▼

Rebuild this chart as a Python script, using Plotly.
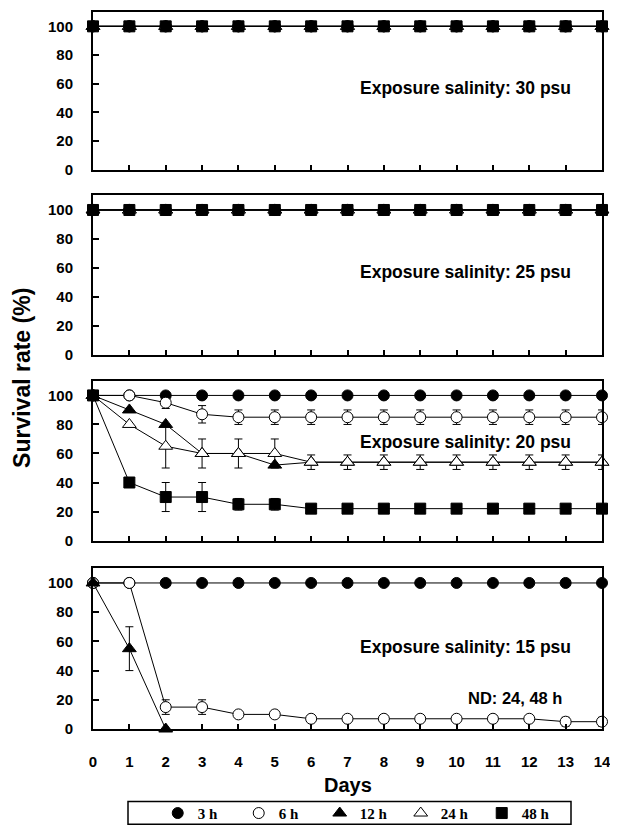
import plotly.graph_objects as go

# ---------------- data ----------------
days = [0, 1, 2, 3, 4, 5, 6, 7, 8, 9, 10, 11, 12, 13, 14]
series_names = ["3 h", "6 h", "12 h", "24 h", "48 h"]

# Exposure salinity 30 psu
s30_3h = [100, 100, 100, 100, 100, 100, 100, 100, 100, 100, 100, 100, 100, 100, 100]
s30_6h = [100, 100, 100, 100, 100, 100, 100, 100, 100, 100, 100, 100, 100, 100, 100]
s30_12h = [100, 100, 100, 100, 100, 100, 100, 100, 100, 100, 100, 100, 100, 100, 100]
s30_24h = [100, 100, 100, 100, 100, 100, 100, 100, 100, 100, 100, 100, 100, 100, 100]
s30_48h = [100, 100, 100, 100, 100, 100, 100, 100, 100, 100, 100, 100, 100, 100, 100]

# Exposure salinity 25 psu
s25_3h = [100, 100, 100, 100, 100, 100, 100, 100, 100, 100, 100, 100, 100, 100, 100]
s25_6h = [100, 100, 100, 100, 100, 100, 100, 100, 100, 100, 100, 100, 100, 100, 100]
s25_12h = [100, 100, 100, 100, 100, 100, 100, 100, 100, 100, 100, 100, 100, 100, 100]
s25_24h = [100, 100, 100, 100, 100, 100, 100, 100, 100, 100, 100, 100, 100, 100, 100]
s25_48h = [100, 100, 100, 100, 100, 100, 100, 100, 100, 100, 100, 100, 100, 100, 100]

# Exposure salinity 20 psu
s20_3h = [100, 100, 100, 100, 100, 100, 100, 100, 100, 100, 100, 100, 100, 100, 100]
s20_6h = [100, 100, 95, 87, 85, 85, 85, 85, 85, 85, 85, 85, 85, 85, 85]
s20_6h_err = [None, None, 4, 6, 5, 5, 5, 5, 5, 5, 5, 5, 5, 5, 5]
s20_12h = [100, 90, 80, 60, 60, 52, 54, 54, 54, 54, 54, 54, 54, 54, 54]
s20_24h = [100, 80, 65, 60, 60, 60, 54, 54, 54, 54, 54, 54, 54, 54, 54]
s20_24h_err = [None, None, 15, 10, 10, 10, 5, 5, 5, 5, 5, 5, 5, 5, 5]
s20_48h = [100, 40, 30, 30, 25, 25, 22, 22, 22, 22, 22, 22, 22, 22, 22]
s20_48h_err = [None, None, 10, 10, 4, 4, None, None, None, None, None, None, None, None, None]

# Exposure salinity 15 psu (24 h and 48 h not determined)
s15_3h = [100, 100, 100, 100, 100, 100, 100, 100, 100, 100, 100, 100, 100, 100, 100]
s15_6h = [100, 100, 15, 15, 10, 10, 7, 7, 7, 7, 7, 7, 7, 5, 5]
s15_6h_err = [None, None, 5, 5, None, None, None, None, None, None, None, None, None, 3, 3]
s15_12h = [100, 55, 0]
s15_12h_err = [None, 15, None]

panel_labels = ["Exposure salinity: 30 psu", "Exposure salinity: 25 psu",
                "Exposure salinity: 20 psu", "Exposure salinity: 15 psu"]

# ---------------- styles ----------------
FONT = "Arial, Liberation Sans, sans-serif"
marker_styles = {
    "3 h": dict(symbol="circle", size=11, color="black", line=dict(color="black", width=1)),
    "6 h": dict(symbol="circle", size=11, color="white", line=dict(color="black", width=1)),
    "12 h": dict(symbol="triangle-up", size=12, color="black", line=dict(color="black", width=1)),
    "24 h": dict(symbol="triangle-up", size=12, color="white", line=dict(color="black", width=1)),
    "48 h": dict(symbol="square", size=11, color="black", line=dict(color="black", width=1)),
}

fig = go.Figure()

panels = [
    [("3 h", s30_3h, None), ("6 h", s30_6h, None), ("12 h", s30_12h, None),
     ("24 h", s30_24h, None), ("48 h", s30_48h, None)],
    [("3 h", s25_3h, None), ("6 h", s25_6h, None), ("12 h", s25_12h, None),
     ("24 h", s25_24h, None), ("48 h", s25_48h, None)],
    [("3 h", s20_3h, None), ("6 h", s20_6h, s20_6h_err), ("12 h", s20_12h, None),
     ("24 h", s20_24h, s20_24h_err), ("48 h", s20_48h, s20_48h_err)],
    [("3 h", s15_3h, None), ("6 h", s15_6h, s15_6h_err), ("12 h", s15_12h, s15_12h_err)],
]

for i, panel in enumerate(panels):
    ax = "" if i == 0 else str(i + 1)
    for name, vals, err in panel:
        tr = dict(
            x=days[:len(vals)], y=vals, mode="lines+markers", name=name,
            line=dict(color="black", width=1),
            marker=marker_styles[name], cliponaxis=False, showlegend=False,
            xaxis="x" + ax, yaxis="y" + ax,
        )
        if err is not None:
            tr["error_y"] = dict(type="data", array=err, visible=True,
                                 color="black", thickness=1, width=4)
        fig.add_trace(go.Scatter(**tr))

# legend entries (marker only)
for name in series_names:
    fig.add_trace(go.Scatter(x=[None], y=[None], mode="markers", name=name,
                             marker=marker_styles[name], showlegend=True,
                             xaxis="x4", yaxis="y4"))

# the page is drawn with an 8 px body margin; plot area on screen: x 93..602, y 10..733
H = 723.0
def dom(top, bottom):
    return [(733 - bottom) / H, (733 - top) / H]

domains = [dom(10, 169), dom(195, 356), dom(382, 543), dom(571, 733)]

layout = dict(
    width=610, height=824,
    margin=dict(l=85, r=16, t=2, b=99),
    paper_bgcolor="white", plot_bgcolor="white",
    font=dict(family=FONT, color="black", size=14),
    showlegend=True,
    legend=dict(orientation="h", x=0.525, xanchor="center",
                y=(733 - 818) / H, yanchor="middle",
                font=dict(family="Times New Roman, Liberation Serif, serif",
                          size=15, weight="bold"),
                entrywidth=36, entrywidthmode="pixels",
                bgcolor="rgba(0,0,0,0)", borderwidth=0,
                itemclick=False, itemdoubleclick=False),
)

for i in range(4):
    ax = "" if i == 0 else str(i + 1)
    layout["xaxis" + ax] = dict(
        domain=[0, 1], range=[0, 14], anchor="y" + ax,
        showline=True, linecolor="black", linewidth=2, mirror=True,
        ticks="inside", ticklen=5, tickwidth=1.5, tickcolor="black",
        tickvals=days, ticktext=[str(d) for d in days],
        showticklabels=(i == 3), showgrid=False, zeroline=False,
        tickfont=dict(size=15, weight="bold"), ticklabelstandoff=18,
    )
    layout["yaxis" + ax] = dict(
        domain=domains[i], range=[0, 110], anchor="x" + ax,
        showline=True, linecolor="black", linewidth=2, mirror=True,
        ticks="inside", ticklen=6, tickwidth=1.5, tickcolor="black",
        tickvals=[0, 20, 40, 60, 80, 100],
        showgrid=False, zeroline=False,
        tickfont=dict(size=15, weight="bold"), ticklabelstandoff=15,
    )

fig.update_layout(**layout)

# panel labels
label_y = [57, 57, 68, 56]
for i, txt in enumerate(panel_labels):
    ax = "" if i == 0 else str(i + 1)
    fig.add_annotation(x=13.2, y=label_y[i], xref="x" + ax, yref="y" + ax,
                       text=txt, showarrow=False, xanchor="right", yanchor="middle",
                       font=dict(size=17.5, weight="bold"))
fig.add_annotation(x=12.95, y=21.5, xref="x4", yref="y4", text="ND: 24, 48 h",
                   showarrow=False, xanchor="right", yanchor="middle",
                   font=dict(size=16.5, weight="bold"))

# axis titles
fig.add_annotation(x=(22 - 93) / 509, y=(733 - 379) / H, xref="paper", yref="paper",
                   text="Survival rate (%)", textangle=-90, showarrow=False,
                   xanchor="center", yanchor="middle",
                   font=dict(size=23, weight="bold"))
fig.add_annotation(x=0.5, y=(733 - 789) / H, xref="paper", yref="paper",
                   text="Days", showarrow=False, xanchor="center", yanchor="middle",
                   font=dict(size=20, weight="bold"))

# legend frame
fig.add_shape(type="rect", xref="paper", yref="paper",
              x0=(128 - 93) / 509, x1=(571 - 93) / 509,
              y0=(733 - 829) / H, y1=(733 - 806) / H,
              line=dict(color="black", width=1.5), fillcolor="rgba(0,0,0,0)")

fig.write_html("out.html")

▲
▼

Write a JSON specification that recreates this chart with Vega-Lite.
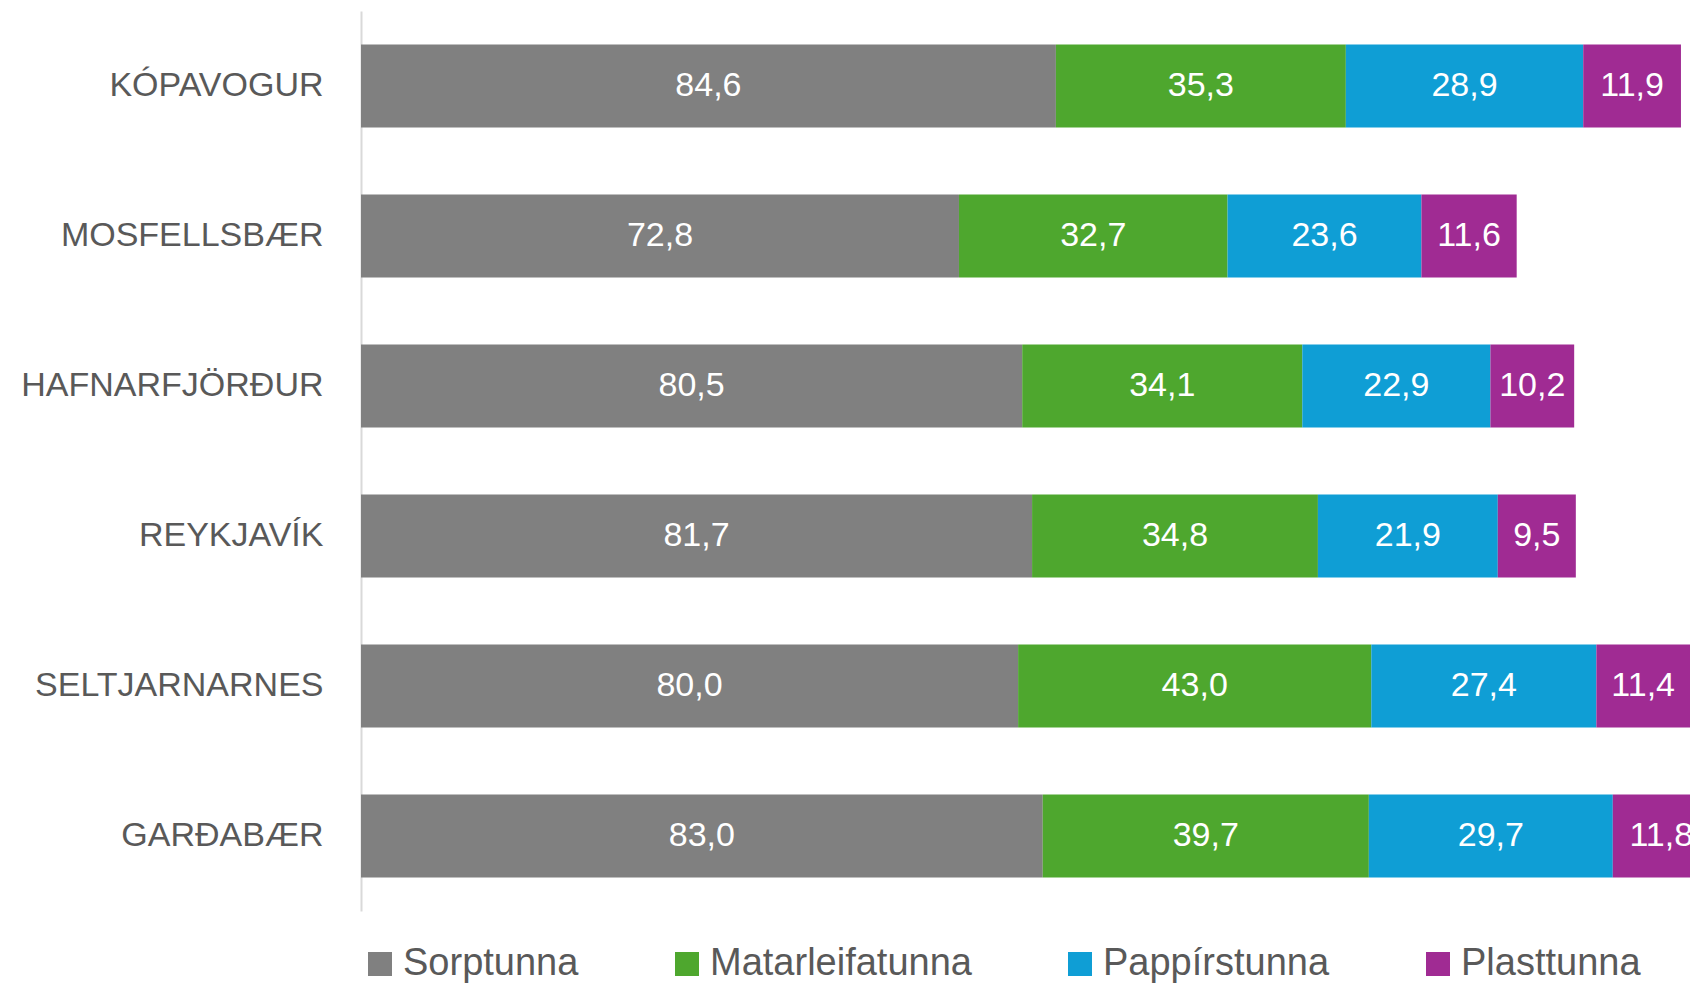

▲
▼

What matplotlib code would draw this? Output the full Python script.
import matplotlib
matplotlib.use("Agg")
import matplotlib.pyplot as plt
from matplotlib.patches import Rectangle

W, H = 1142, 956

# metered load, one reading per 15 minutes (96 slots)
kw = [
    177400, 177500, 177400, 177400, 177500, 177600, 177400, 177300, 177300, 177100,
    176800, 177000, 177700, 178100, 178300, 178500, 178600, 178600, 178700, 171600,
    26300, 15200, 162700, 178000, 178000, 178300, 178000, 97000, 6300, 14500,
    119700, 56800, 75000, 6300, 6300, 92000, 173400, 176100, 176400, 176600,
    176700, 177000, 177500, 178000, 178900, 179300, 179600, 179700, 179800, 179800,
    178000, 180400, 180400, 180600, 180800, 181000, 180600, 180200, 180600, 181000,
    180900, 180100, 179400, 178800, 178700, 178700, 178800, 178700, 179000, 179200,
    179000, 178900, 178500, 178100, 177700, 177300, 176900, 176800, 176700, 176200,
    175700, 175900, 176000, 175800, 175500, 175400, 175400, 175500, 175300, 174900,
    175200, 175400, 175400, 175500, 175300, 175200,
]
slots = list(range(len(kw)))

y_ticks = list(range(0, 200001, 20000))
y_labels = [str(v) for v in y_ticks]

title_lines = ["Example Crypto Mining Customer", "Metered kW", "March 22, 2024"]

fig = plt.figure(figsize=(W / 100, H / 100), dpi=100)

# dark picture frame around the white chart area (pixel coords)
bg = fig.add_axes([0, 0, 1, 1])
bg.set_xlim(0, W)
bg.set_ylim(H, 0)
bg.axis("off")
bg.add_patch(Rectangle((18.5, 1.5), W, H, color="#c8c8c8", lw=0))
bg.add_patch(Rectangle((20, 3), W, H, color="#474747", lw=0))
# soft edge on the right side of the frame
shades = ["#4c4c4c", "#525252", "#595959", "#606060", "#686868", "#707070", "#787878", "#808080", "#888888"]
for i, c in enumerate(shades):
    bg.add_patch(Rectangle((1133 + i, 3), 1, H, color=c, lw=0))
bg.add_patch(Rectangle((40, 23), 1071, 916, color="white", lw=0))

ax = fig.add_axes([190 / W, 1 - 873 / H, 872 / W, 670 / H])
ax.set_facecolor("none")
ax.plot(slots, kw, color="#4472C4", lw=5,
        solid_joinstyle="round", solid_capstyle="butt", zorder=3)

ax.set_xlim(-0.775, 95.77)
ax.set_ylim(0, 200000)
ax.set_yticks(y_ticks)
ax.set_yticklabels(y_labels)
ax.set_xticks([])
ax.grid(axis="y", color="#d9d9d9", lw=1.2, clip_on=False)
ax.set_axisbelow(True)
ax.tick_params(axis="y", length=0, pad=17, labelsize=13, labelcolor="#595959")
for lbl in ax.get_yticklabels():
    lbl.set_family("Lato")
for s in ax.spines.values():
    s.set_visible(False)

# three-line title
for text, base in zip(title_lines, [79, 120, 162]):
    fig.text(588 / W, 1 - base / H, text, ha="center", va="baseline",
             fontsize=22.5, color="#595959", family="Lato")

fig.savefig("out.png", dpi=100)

▲

→ To be done: Pick out and copy the lines of the entries that hold the string "script".

→ Task output:
Rebuild this chart as a Python script, using Plotly.
What matplotlib code would draw this? Output the full Python script.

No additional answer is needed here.